◆ **Exercise brief**
Reproduce exactly the run of lines from the one containing "Recreate this image" through the one containing "linewidth=1, zorder=3, label='Män')". Pictures do not belong in the copy.

start

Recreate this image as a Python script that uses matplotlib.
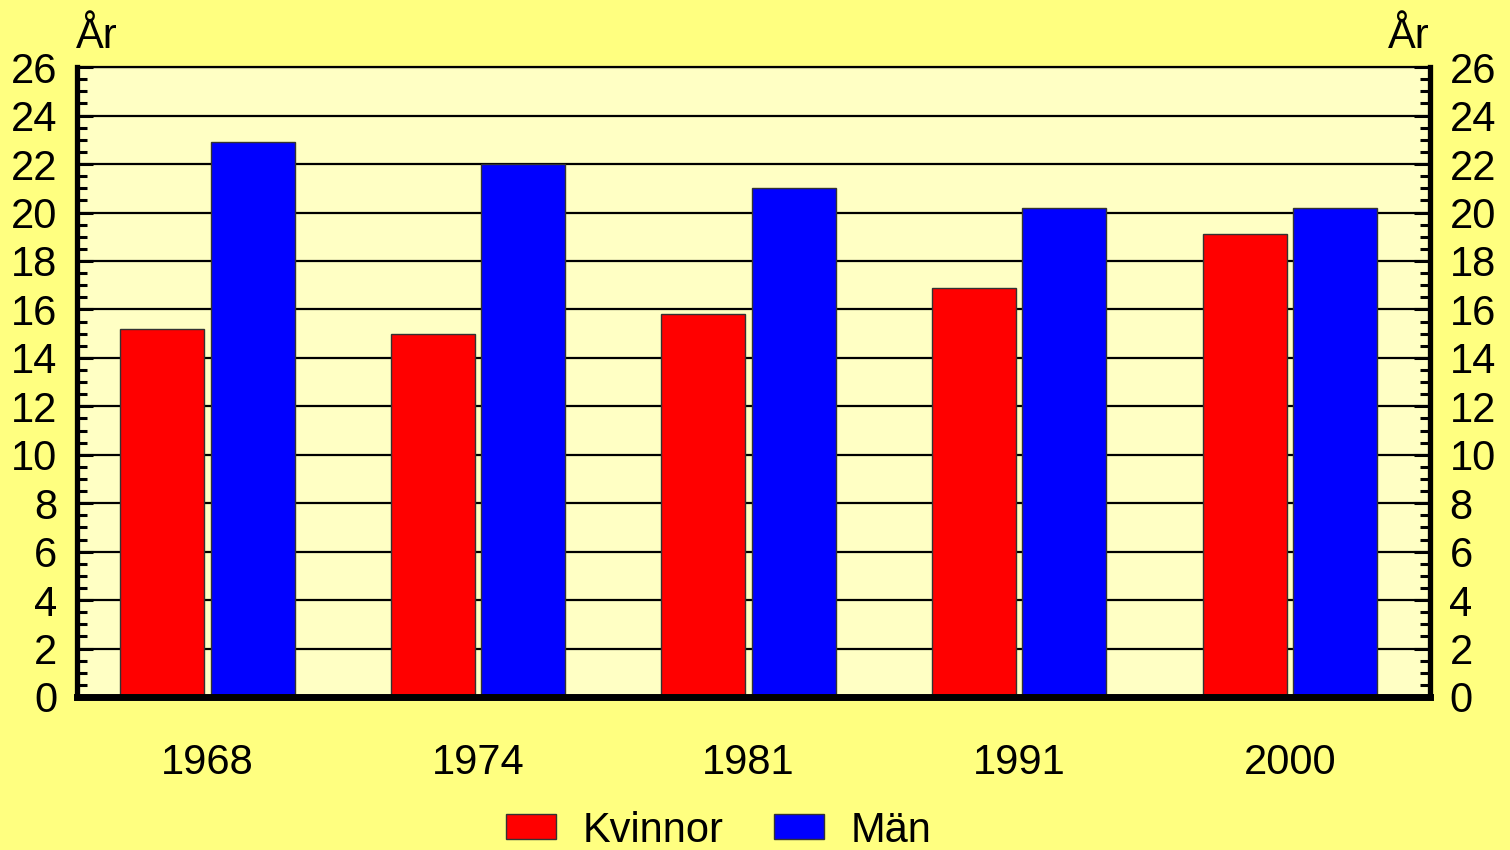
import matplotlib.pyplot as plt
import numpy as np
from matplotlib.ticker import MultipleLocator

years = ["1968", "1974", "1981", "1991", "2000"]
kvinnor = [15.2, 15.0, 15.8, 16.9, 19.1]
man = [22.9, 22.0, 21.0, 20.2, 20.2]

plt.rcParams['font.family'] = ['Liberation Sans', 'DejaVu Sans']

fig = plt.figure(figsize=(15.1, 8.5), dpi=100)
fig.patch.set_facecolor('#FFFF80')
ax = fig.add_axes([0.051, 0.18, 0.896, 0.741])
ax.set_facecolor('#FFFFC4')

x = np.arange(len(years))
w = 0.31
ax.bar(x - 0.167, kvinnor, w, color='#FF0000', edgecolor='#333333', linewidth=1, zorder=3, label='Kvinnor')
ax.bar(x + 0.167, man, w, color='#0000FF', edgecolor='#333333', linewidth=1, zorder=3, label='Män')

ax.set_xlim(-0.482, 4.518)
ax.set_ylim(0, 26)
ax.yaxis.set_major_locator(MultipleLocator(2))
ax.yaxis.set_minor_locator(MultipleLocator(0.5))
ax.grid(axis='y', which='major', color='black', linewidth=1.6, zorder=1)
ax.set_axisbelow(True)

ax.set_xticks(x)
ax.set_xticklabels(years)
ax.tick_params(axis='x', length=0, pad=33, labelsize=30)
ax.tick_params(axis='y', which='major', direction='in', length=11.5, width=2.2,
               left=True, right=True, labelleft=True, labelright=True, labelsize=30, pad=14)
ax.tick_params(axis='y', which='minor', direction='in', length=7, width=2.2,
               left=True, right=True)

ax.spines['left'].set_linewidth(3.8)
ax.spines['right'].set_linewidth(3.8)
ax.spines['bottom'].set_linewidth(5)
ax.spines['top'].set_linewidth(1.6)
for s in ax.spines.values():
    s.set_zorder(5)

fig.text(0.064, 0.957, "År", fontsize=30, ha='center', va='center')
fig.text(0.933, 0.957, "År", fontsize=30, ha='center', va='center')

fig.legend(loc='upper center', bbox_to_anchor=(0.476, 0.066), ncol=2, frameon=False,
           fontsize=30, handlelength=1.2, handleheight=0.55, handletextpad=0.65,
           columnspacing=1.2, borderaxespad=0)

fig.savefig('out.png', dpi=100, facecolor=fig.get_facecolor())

end
start

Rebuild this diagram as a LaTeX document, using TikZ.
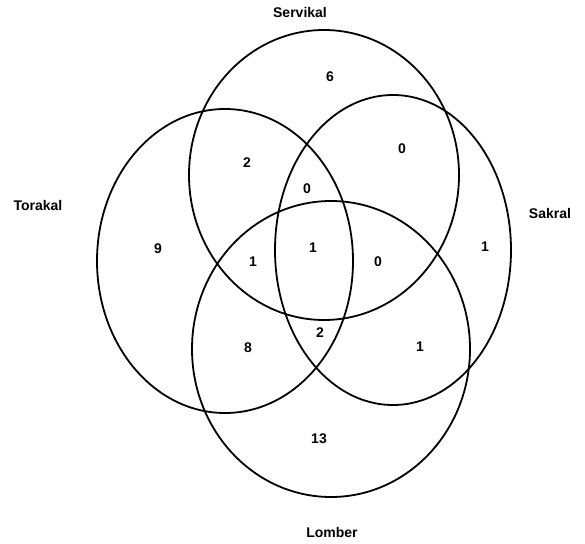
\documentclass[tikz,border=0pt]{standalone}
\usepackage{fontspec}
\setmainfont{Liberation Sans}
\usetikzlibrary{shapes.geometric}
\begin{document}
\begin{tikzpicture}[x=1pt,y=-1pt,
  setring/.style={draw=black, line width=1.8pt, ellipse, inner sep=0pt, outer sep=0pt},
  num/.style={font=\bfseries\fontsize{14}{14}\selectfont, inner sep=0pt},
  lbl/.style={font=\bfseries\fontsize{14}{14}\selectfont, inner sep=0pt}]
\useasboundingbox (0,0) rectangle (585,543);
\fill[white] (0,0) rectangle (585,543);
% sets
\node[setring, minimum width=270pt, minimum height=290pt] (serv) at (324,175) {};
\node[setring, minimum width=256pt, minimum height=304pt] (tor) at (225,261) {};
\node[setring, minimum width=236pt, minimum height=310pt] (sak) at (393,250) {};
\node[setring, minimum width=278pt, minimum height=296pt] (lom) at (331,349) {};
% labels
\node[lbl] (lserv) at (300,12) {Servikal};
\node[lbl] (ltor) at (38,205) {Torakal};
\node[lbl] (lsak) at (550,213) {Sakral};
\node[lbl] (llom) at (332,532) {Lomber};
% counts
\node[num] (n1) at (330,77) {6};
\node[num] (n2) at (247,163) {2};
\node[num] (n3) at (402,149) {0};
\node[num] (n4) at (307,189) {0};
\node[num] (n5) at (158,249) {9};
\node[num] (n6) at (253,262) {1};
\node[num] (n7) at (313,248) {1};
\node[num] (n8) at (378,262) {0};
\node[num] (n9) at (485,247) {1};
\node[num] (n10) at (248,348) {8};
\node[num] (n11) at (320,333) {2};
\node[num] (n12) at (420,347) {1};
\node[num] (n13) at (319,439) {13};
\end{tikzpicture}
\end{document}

end
start

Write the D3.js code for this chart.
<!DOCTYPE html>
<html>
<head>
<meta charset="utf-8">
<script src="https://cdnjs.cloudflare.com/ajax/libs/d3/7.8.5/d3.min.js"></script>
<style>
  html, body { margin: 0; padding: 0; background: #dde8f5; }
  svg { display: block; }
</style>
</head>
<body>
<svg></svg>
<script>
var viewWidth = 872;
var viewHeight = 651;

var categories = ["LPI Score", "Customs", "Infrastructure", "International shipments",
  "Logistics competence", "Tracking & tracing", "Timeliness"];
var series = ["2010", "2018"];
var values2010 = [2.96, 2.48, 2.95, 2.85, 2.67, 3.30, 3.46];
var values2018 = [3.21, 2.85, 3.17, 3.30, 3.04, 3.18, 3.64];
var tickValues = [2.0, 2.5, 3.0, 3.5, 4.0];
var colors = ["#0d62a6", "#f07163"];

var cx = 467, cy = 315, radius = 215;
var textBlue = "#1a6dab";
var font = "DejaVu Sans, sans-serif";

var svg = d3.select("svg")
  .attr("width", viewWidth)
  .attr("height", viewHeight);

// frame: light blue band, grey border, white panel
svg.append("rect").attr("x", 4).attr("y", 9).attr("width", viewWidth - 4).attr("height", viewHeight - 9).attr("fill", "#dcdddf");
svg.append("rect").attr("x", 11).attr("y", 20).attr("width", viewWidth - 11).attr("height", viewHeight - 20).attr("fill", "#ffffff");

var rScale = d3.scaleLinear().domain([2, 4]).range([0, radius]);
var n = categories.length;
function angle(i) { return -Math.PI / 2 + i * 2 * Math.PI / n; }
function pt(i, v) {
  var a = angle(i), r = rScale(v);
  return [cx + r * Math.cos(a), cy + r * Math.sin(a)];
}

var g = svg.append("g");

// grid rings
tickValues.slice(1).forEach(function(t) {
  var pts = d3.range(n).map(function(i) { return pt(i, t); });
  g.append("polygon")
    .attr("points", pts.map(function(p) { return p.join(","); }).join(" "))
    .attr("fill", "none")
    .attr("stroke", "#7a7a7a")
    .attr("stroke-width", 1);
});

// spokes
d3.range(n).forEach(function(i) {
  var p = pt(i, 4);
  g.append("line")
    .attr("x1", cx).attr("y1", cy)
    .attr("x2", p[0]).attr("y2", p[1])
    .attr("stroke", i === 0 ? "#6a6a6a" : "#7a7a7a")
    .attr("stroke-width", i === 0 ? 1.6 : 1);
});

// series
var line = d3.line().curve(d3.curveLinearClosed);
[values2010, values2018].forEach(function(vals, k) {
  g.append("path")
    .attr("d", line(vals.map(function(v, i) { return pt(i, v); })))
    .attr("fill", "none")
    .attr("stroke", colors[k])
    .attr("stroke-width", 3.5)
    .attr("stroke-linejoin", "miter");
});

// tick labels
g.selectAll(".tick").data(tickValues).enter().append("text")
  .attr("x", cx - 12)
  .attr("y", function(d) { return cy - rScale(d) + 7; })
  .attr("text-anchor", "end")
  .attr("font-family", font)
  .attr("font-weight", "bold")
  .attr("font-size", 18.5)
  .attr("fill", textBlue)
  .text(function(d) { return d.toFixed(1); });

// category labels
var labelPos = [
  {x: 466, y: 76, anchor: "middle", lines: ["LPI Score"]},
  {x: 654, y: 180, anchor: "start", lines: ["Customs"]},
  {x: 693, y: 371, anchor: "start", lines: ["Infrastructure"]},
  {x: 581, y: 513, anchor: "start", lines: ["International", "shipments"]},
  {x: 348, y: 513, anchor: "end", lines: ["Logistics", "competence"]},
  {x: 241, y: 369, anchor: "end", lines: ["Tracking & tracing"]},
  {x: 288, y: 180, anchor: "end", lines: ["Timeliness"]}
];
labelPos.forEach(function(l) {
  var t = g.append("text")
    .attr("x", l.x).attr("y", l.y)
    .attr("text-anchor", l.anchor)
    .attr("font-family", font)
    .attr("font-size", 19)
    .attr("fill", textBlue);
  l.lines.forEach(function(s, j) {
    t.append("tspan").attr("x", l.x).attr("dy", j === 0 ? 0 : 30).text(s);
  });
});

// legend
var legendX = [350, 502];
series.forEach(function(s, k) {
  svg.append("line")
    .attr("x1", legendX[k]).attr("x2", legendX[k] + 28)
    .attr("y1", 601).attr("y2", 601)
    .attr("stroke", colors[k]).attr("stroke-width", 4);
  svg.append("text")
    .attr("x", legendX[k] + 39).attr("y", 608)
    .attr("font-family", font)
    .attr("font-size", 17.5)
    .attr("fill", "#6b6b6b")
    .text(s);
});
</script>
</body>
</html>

end

◆ **Written solution**
Recreate this image as a Python script that uses matplotlib.
import matplotlib.pyplot as plt
import numpy as np
from matplotlib.ticker import MultipleLocator

years = ["1968", "1974", "1981", "1991", "2000"]
kvinnor = [15.2, 15.0, 15.8, 16.9, 19.1]
man = [22.9, 22.0, 21.0, 20.2, 20.2]

plt.rcParams['font.family'] = ['Liberation Sans', 'DejaVu Sans']

fig = plt.figure(figsize=(15.1, 8.5), dpi=100)
fig.patch.set_facecolor('#FFFF80')
ax = fig.add_axes([0.051, 0.18, 0.896, 0.741])
ax.set_facecolor('#FFFFC4')

x = np.arange(len(years))
w = 0.31
ax.bar(x - 0.167, kvinnor, w, color='#FF0000', edgecolor='#333333', linewidth=1, zorder=3, label='Kvinnor')
ax.bar(x + 0.167, man, w, color='#0000FF', edgecolor='#333333', linewidth=1, zorder=3, label='Män')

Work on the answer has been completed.